Most first editions of legendary cars are squirreled away in a private museum or are on proud display at a corporate office.
But the first production copy of the 1955 Ford Thunderbird can be seen storming around the hills of Orange County, Calif., with George Watts at the wheel.
The 81-year-old Watts has restored nearly 25 Thunderbirds of various ages and decrepitude over the years, but this is the only one he has kept. Watts found the car in 1965 in a body shop, ready for the wrecking yard. The shop owner, not knowing he was sitting on a gold mine, wanted $500 for it.
"I offered him $400, but he insisted on $500. I knew what the car was, so I figured, 'Why not?' " Watts recalled.

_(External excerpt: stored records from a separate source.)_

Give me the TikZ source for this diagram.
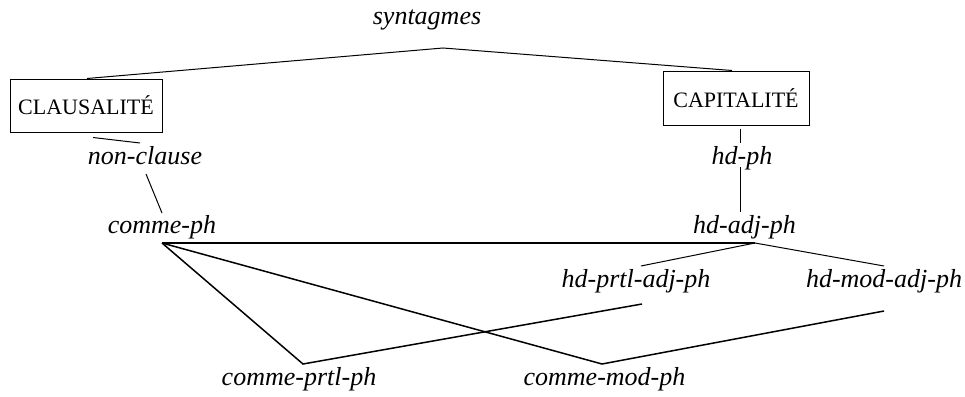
\documentclass[tikz,border=0pt]{standalone}
\usepackage{fontspec}
\setmainfont{Liberation Serif}
\usetikzlibrary{calc}
\begin{document}
\begin{tikzpicture}[x=1pt,y=-1pt,
  lbl/.style={anchor=base,inner sep=0pt,font=\fontsize{26}{30}\selectfont\itshape},
  boxed/.style={draw,line width=1pt,inner sep=0pt,font=\fontsize{22}{26}\selectfont},
  thin/.style={line width=1pt},
  thick/.style={line width=1.5pt,line join=miter}]
\useasboundingbox (0,0) rectangle (965,396);
\node[lbl] (syn) at (427,25) {syntagmes};
\node[boxed,minimum width=152pt,minimum height=53pt] (clau) at (86,105.5) {CLAUSALITÉ};
\node[boxed,minimum width=146pt,minimum height=54pt] (capi) at (736,98) {CAPITALITÉ};
\node[lbl] (nonc) at (145,164) {non-clause};
\node[lbl] (hdph) at (742,164) {hd-ph};
\node[lbl] (cph) at (162,233) {comme-ph};
\node[lbl] (hdadj) at (744.5,233) {hd-adj-ph};
\node[lbl] (hdprtl) at (636,287) {hd-prtl-adj-ph};
\node[lbl] (hdmod) at (884,287) {hd-mod-adj-ph};
\node[lbl] (cprtl) at (299,385) {comme-prtl-ph};
\node[lbl] (cmod) at (604.5,385) {comme-mod-ph};
% upper connectors
\draw[thin] ([xshift=1pt]clau.north) -- ($(syn.base)+(16,23)$) -- ([xshift=-4pt]capi.north);
\draw[thin] ($(clau.south)+(7,5)$) -- ($(nonc.base)+(-5,-21)$);
\draw[thin] ($(nonc.base)+(1,10)$) -- ($(cph.base)+(0,-20)$);
\draw[thin] ($(capi.south)+(4,3)$) -- ($(hdph.base)+(-2,-21)$);
\draw[thin] ($(hdph.base)+(-2,3)$) -- ($(hdadj.base)+(-4.5,-21)$);
% lower connectors
\draw[thick] ($(cph.base)+(0,10)$) -- ($(hdadj.base)+(10.5,10)$);
\draw[thin] ($(hdprtl.base)+(5,-21)$) -- ($(hdadj.base)+(10.5,10)$) -- ($(hdmod.base)+(0,-21)$);
\draw[thick] ($(cph.base)+(0,10)$) -- ($(cprtl.base)+(4,-21)$) -- ($(hdprtl.base)+(6,17)$);
\draw[thick] ($(cph.base)+(0,10)$) -- ($(cmod.base)+(-2.5,-21)$) -- ($(hdmod.base)+(0,24)$);
\end{tikzpicture}
\end{document}
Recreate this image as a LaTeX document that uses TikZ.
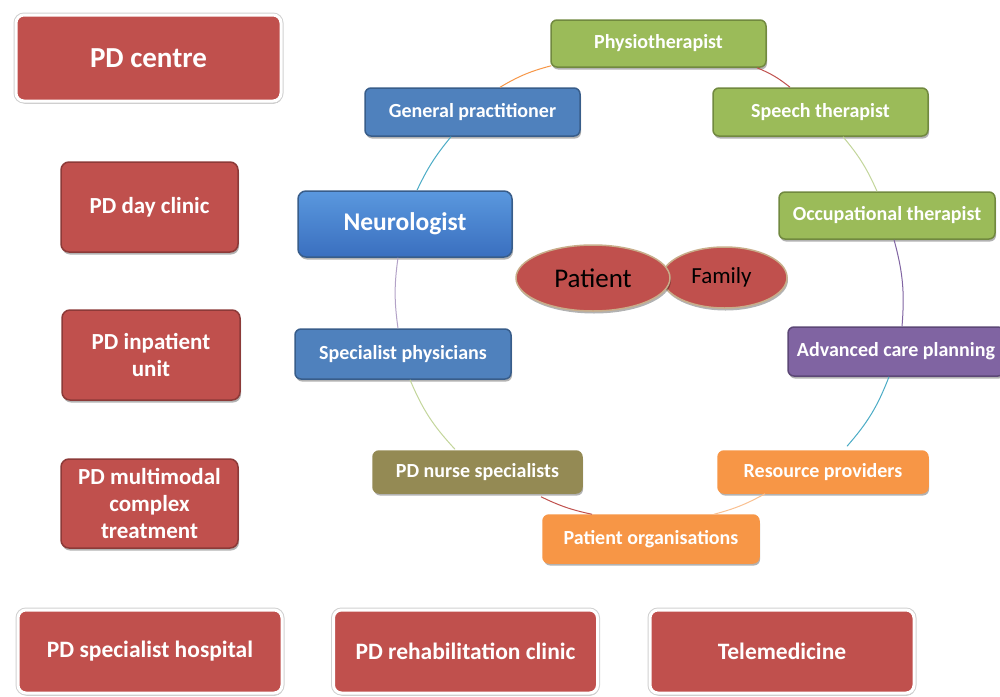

It took Watts three years to restore the car, whereupon he made the black beauty his daily car for several years. Now, he drives it about 1,000 miles annually.
The mint-condition two-seater does not hide its birthright; its California yellow-on-black license plate reads "001 BRD."
Watts bought the car with 78,000 miles on the clock. Since he zeroed out the odometer, it has 38,716 miles on it. He is meticulous with his maintenance. Watts' neighbor, whose gleaming silver BMW X5 peers out from the garage, claims, "He washes that car more than I do mine."
Watts recently had the car's points, condensers and plugs tuned, and he had the brakes done, with new shoes and wheel cylinders.
Everything works. The car is pristine. There's not a squeak or rattle. The power windows slide down smartly. The aura of the car is so pervasive, one would swear he could hear Don Larsen's World Series no-hitter against the Brooklyn Dodgers on the T-Bird's AM radio.
Oil and transmission fluid dot the garage floor, but in such minute quantities as to be noticeable for their near absence. When asked to lower the new convertible top for a photograph, Watts fairly blushes when he admits, "It's never been down."
But the car is not a concours queen, even though it has been shown repeatedly. It has been in all the major enthusiast magazines. Watts recently drove it to Seal Beach for a photo shoot with a crew from Denmark.
Watts is not timid with the car. He gives the throttle a firm stab of encouragement as he gives me a tour of his neighborhood.
Finally, it's my turn. Too young to remember this car, I can't get the T-Bird engine to fire up. In a grandfatherly way, Watts gently chides that the transmission must be in neutral to get the V-8 to turn over.
The hood extends forever
A black puff of smoke comes from the right exhaust pipe as the engine gurgles to life. The car pulls smartly away from a standstill, the asphalt thrumming through the tires, the suspension offering up a gentle boom when encountering undulations. The brake pedal has a certain wooden vagueness, its stopping power requiring a bit more leg muscle than anticipated.
The hood seems to stretch on forever away from the windscreen, acres of black paint reflecting the darkening afternoon sky. The glass fabrication technology of the time shows through, the windshield displaying a bit of fish-eye where it curves to meet the A-pillar.
The engine delivers a locomotive's pull. While certainly no speed demon, there is a refined elegance to its acceleration. The 'Bird's cornering is sure and planted, its meaty tires holding without a howl or warble.
Watts admits a slight dissatisfaction with the car's 8-volt electrical system, which causes the turn signals to blink a little slowly for his taste. But given the age of the car, the "one-and-a-two" delay between the "plink ... plink" is almost charming.
Watts' interest in Thunderbirds started when he saw his first '55 in the Lawry's Prime Rib restaurant parking lot.
"I had been into old Fords," he says. "I had a '26 Model T with a V-8. But when I saw that T-Bird, I just about died."
Judging from the looks and countless thumbs-up from passers-by, 001 BRD still has that effect.